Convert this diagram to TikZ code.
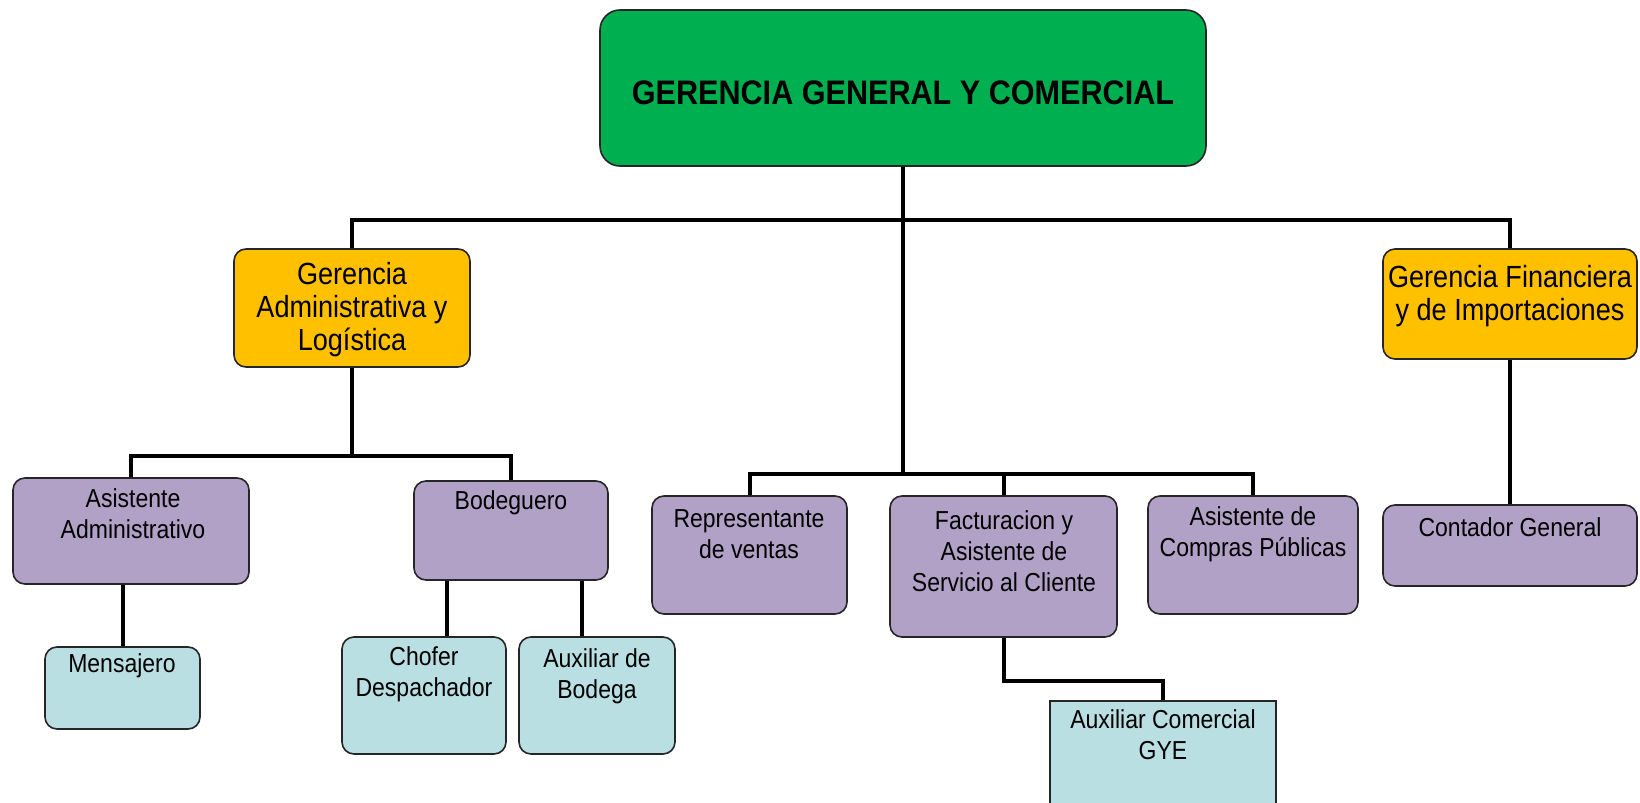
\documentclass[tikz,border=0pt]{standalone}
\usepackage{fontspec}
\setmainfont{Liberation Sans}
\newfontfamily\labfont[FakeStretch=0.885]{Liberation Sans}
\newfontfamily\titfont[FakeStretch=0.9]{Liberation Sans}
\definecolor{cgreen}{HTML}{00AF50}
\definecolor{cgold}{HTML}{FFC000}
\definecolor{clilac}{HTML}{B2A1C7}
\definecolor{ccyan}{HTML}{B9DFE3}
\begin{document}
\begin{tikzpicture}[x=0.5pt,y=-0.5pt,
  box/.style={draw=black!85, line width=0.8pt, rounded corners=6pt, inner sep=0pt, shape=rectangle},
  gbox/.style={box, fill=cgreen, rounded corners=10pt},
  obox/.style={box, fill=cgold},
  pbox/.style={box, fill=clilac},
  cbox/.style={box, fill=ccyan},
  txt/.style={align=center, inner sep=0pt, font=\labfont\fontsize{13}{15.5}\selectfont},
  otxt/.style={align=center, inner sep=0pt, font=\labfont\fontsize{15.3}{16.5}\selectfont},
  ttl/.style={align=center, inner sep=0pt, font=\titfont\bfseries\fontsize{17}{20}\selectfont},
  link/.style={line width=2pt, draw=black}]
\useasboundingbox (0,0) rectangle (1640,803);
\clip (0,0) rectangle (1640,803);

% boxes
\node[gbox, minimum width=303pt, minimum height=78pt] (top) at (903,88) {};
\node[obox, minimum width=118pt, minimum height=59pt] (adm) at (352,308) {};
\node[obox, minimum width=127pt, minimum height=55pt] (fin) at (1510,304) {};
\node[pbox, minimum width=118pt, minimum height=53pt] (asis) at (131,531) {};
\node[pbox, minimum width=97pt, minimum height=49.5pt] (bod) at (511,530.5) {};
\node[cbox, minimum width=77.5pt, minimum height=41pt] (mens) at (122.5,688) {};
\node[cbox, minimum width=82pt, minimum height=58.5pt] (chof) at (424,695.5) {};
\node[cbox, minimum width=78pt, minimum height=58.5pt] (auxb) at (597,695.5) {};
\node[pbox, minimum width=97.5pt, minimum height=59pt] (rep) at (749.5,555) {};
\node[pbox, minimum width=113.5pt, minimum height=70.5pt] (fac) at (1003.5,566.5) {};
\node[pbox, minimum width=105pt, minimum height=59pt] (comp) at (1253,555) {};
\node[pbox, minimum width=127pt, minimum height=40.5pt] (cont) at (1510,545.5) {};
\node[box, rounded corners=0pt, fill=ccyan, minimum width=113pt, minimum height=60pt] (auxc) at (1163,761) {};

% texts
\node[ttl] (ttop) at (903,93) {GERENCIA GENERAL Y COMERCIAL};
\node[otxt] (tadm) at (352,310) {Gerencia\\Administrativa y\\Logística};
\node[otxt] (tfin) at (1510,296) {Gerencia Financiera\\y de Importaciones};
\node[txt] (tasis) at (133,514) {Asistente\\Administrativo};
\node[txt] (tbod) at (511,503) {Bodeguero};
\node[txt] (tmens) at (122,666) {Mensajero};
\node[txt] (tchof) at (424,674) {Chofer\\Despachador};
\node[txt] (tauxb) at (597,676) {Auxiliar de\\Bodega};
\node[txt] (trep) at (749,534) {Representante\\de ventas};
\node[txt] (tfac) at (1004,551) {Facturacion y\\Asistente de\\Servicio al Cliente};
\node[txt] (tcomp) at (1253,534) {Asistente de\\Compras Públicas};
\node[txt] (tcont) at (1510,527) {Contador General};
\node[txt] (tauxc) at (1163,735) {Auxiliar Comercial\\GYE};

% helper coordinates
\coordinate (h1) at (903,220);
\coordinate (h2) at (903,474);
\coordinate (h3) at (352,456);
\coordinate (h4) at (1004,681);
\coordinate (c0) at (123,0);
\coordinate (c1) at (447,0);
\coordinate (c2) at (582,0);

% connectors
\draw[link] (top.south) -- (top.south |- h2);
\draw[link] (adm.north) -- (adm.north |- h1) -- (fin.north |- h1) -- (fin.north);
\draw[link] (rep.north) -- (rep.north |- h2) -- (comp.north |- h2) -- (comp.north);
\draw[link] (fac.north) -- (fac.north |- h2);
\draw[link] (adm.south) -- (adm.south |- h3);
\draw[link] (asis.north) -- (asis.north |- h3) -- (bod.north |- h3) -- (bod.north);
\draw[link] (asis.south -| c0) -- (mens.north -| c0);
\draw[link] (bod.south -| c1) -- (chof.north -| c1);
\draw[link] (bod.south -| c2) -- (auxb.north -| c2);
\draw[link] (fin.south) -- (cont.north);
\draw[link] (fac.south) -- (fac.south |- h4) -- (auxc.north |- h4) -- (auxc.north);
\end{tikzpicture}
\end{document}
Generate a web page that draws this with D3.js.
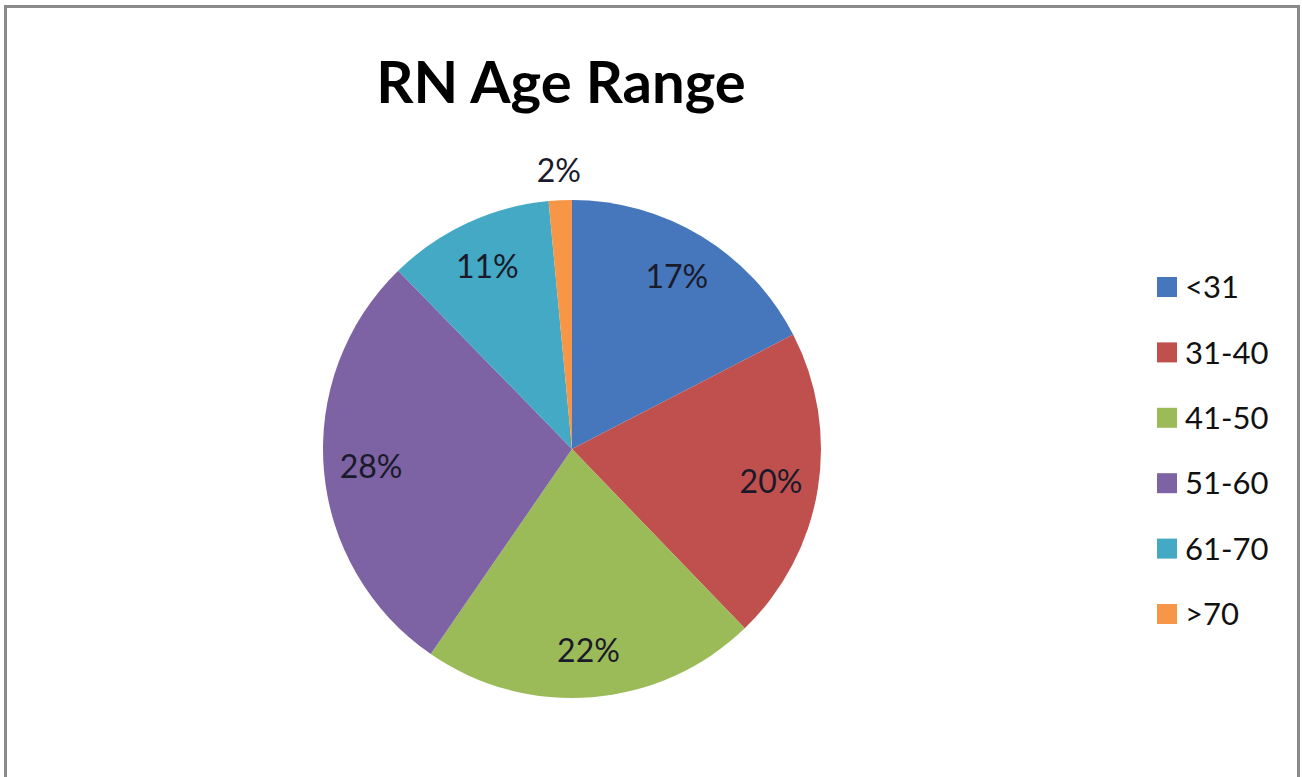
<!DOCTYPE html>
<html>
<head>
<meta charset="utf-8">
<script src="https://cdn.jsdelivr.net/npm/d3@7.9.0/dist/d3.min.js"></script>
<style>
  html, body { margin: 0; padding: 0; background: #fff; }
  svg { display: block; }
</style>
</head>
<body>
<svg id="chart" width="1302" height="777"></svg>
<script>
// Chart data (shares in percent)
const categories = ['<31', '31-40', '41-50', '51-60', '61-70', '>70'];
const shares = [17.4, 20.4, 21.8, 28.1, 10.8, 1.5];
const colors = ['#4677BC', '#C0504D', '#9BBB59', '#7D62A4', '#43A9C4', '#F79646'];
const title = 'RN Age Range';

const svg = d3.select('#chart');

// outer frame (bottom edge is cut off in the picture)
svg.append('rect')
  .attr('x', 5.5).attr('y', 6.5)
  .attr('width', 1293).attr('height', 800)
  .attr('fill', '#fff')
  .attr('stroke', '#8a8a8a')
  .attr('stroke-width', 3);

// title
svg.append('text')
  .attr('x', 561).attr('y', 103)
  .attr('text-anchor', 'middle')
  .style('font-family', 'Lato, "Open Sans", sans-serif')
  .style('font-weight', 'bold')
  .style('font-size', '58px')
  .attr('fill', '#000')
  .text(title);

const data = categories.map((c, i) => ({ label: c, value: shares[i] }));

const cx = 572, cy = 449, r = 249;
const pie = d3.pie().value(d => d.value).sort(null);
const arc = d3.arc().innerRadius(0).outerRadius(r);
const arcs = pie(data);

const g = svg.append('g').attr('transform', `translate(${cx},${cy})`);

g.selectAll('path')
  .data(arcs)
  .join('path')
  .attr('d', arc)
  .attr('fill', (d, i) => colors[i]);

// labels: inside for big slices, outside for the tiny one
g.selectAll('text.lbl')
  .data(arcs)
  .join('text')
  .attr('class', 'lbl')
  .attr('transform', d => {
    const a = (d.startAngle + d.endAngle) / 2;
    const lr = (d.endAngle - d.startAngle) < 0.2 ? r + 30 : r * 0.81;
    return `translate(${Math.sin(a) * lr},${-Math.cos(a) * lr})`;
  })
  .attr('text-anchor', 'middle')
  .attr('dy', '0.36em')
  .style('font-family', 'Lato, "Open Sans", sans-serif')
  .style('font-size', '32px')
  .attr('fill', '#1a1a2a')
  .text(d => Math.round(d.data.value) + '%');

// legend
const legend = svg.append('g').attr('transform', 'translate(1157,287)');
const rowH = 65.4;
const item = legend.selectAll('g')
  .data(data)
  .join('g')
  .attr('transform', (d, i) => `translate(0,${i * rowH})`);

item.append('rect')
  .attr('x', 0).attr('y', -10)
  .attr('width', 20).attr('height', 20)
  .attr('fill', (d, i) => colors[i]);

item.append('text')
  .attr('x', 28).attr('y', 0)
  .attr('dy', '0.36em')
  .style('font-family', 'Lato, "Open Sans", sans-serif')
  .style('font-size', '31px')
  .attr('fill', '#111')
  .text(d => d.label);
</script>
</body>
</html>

---

» Instructions to follow
Write out exactly the lines between the start of the data and the line with "corners=0pt, fill=ccyan, minimum", including both, but none of the pictures.

» Task output
Convert this diagram to TikZ code.
\documentclass[tikz,border=0pt]{standalone}
\usepackage{fontspec}
\setmainfont{Liberation Sans}
\newfontfamily\labfont[FakeStretch=0.885]{Liberation Sans}
\newfontfamily\titfont[FakeStretch=0.9]{Liberation Sans}
\definecolor{cgreen}{HTML}{00AF50}
\definecolor{cgold}{HTML}{FFC000}
\definecolor{clilac}{HTML}{B2A1C7}
\definecolor{ccyan}{HTML}{B9DFE3}
\begin{document}
\begin{tikzpicture}[x=0.5pt,y=-0.5pt,
  box/.style={draw=black!85, line width=0.8pt, rounded corners=6pt, inner sep=0pt, shape=rectangle},
  gbox/.style={box, fill=cgreen, rounded corners=10pt},
  obox/.style={box, fill=cgold},
  pbox/.style={box, fill=clilac},
  cbox/.style={box, fill=ccyan},
  txt/.style={align=center, inner sep=0pt, font=\labfont\fontsize{13}{15.5}\selectfont},
  otxt/.style={align=center, inner sep=0pt, font=\labfont\fontsize{15.3}{16.5}\selectfont},
  ttl/.style={align=center, inner sep=0pt, font=\titfont\bfseries\fontsize{17}{20}\selectfont},
  link/.style={line width=2pt, draw=black}]
\useasboundingbox (0,0) rectangle (1640,803);
\clip (0,0) rectangle (1640,803);

% boxes
\node[gbox, minimum width=303pt, minimum height=78pt] (top) at (903,88) {};
\node[obox, minimum width=118pt, minimum height=59pt] (adm) at (352,308) {};
\node[obox, minimum width=127pt, minimum height=55pt] (fin) at (1510,304) {};
\node[pbox, minimum width=118pt, minimum height=53pt] (asis) at (131,531) {};
\node[pbox, minimum width=97pt, minimum height=49.5pt] (bod) at (511,530.5) {};
\node[cbox, minimum width=77.5pt, minimum height=41pt] (mens) at (122.5,688) {};
\node[cbox, minimum width=82pt, minimum height=58.5pt] (chof) at (424,695.5) {};
\node[cbox, minimum width=78pt, minimum height=58.5pt] (auxb) at (597,695.5) {};
\node[pbox, minimum width=97.5pt, minimum height=59pt] (rep) at (749.5,555) {};
\node[pbox, minimum width=113.5pt, minimum height=70.5pt] (fac) at (1003.5,566.5) {};
\node[pbox, minimum width=105pt, minimum height=59pt] (comp) at (1253,555) {};
\node[pbox, minimum width=127pt, minimum height=40.5pt] (cont) at (1510,545.5) {};
\node[box, rounded corners=0pt, fill=ccyan, minimum width=113pt, minimum height=60pt] (auxc) at (1163,761) {};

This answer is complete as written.